Cameron lived alone on the Isle of Wight from 1860–1875 while her husband tended to the family coffee plantations in Ceylon (Sri Lanka). Her daughter gave her a camera to occupy her time while living in Freshwater and she became famous for her photographic style, particularly her portraits which mimicked works of art. Her images of Alice Liddell, the muse for Alice in Wonderland are haunting.
The museum holds a small collection of her photos and a collection of cameras that would interest any photography enthusiast. I however, am always looking for the folklore wherever I visit, those tidbits that tell you a lot about how people lived and their special relationships. Cameron had a large circle of intellectuals and artists staying in or near Freshwater and she was known for her impromptu parties and recitals. Indeed, there is a family tree of sorts hanging in one of the rooms showing her connection to people such as Robert Browning, Ellen Terry (actress), Charles Dodgson (Lewis Carroll) and Charles Darwin — all the people that visited her regularly in Freshwater.

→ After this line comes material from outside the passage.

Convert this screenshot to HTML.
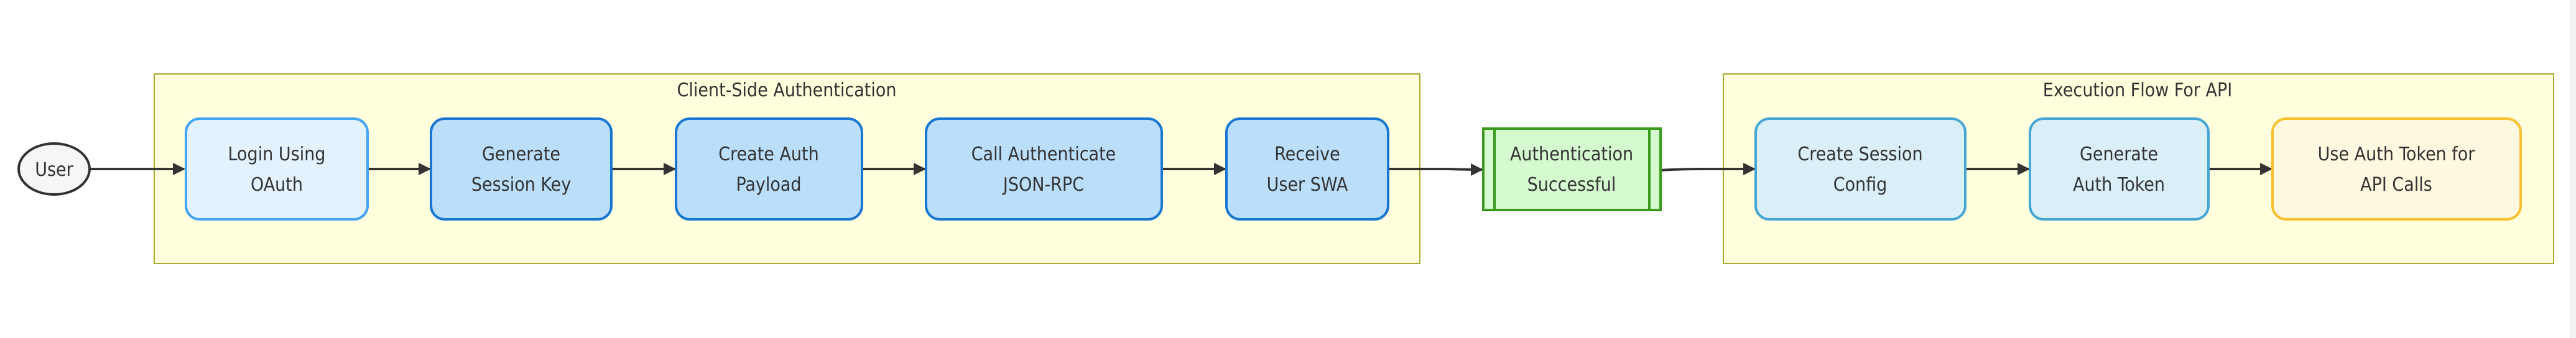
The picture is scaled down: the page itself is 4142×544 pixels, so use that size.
<!DOCTYPE html>
<html><head><meta charset="utf-8"><style>
html,body{margin:0;padding:0;background:#fff;}
svg{display:block;}
text{font-family:"DejaVu Sans Condensed","Liberation Sans",sans-serif;font-size:30px;fill:#333;text-anchor:middle;}
</style></head><body>
<svg width="4142" height="544" viewBox="0 0 4142 544" xmlns="http://www.w3.org/2000/svg">
<defs><marker id="a" viewBox="0 0 10 10" refX="9" refY="5" markerWidth="5" markerHeight="5" orient="auto"><path d="M0,0 L10,5 L0,10z" fill="#333"/></marker></defs>
<rect x="0" y="0" width="4142" height="544" fill="#fff"/>
<rect x="4132" y="0" width="10" height="544" fill="#f3f3f3"/>
<!-- clusters -->
<rect x="248" y="119" width="2035" height="305" fill="#ffffde" stroke="#aaaa33" stroke-width="2"/>
<text x="1265" y="155">Client-Side Authentication</text>
<rect x="2771" y="119" width="1335" height="305" fill="#ffffde" stroke="#aaaa33" stroke-width="2"/>
<text x="3437" y="155">Execution Flow For API</text>
<!-- edges -->
<g stroke="#333" stroke-width="4" fill="none" marker-end="url(#a)">
<line x1="145" y1="272" x2="296" y2="272"/>
<line x1="591" y1="272" x2="691" y2="272"/>
<line x1="983" y1="272" x2="1085" y2="272"/>
<line x1="1386" y1="272" x2="1487" y2="272"/>
<line x1="1868" y1="272" x2="1970" y2="272"/>
<path d="M2232,272 L2330,272 Q2360,273 2383,273"/>
<path d="M2670,274 Q2700,272 2740,272 L2821,272"/>
<line x1="3160" y1="272" x2="3262" y2="272"/>
<line x1="3551" y1="272" x2="3652" y2="272"/>
</g>
<!-- user -->
<ellipse cx="87" cy="272" rx="57" ry="41" fill="#f6f6f6" stroke="#333" stroke-width="4"/>
<text x="87" y="283">User</text>
<!-- nodes -->
<g stroke-width="4">
<rect x="299" y="191" width="292" height="162" rx="22" fill="#e3f2fd" stroke="#42a5f5"/>
<rect x="693" y="191" width="290" height="162" rx="22" fill="#bbdefb" stroke="#1976d2"/>
<rect x="1087" y="191" width="299" height="162" rx="22" fill="#bbdefb" stroke="#1976d2"/>
<rect x="1489" y="191" width="379" height="162" rx="22" fill="#bbdefb" stroke="#1976d2"/>
<rect x="1972" y="191" width="260" height="162" rx="22" fill="#bbdefb" stroke="#1976d2"/>
<rect x="2385" y="207" width="285" height="131" fill="#d5fad0" stroke="#3a9a1e"/>
<line x1="2403" y1="207" x2="2403" y2="338" stroke="#3a9a1e"/>
<line x1="2652" y1="207" x2="2652" y2="338" stroke="#3a9a1e"/>
<rect x="2823" y="191" width="337" height="162" rx="22" fill="#daeff8" stroke="#45a5d5"/>
<rect x="3264" y="191" width="287" height="162" rx="22" fill="#daeff8" stroke="#45a5d5"/>
<rect x="3654" y="191" width="399" height="162" rx="22" fill="#fff8e1" stroke="#fbc02d"/>
</g>
<g>
<text x="445" y="258">Login Using</text><text x="445" y="307">OAuth</text>
<text x="838" y="258">Generate</text><text x="838" y="307">Session Key</text>
<text x="1236" y="258">Create Auth</text><text x="1236" y="307">Payload</text>
<text x="1678" y="258">Call Authenticate</text><text x="1678" y="307">JSON-RPC</text>
<text x="2102" y="258">Receive</text><text x="2102" y="307">User SWA</text>
<text x="2527" y="258">Authentication</text><text x="2527" y="307">Successful</text>
<text x="2991" y="258">Create Session</text><text x="2991" y="307">Config</text>
<text x="3407" y="258">Generate</text><text x="3407" y="307">Auth Token</text>
<text x="3853" y="258">Use Auth Token for</text><text x="3853" y="307">API Calls</text>
</g>
</svg>
</body></html>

I was most intrigued by the special backdoor entrance at Dimbola, a gate just for Tennyson. The two collaborated on a photographic representation of his work, Idylls of the Kings, in 1874.
Literature from the museum stated they were dear friends. Cameron would walk the path along the rolling downs to Farringford at all hours, lighting her way at night using small torches. I imagine their collaborative project bringing the Arthurian legend in Tennyson’s Idylls of the Kings alive with photography was a profoundly satisfying experience for them both.
In 1875 Julia had to leave Freshwater to return with her husband to their coffee plantations in Ceylon. She took a coffin with her, never intending to return to her beloved Dimbola. It must have been heart-wrenching for Tennyson to see his good friend leave. She died four years later in Ceylon. Tennyson lived until 1892.